O inusitado lançamento, à revelia do artista e de sua companhia discográfica, a antiga Columbia, tornou-se o primeiro disco “pirata” (ou bootleg, como é chamado em inglês) da era do rock. A novidade fez ruído, e a TMQ, que de boba não tinha nada, seguiu se servindo da realeza do rock, ao enfileirar, na sequência, um LP dos Beatles (“Kum back”) e um dos Rolling Stones, o notório “Liver than you’ll ever be”, que trazia, ainda fresco, um show da turnê que acabara de percorrer os EUA.
A repercussão e a popularidade desses lançamentos, sobretudo do disco ao vivo dos Rolling Stones, apontado com destaque em revistas especializadas, chamou a atenção de sua gravadora, a Decca. A companhia inglesa reagiu e se apressou para colocar nas ruas o disco “Get yer ya-ya’s out! The Rolling Stones in concert”, contendo registros ao vivo da mesma excursão de 1969, com intuito de abafar o lançamento pirata.

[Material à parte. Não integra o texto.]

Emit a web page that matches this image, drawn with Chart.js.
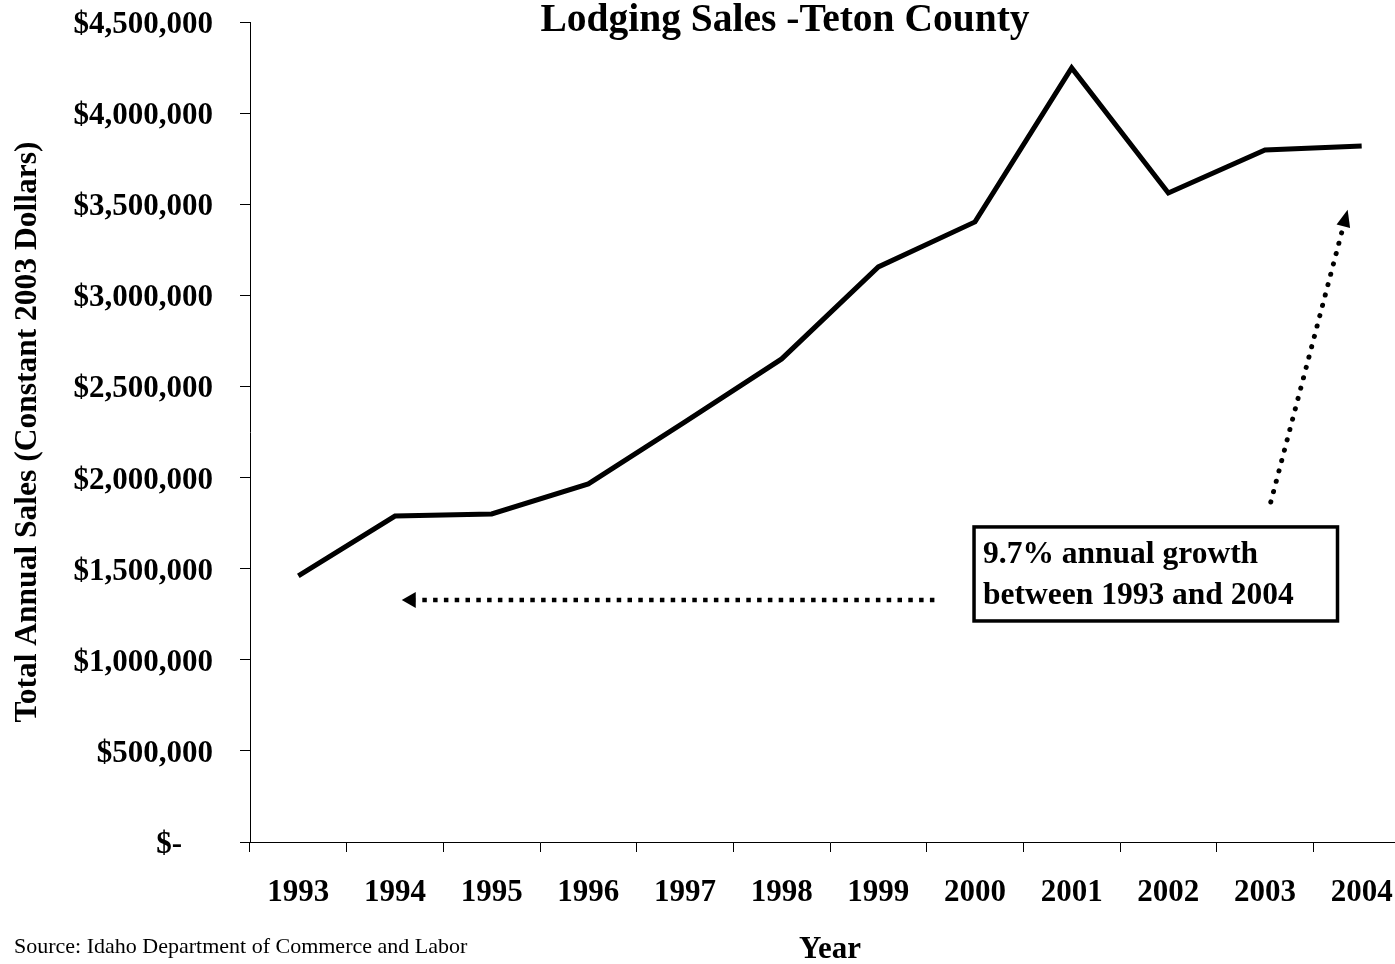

O fato é que o mercado para discos ilegais, contendo gravações inéditas ou registros de apresentações ao vivo, ainda que combatido pela indústria da música, floresceu e desde aquela época tem saciado a demanda de fãs e curiosos por esse material. Hoje, com a tecnologia disponível, é quase impossível evitar a enxurrada de gravações ao vivo que são postadas diariamente na internet.
Incapazes de extinguir a pirataria, as grandes gravadoras acabaram por aproveitar o filão. Passaram a vasculhar seus arquivos, em busca de gravações inéditas ou obscuras de seus principais artistas, com intuito de abocanhar parte desse mercado e minimizar o prejuízo provocado pela comercialização dos discos ilegais.
Até os Beatles, tão zelosos com sua estupenda obra, acabaram por autorizar lançamentos contendo gravações inferiores àquelas oficialmente aprovadas e lançadas ao longo de sua carreira. Entre elas, registros ao vivo na rádio BBC e tomadas distintas de faixas previamente editadas, como aparecem na série “Anthology”, de 1996.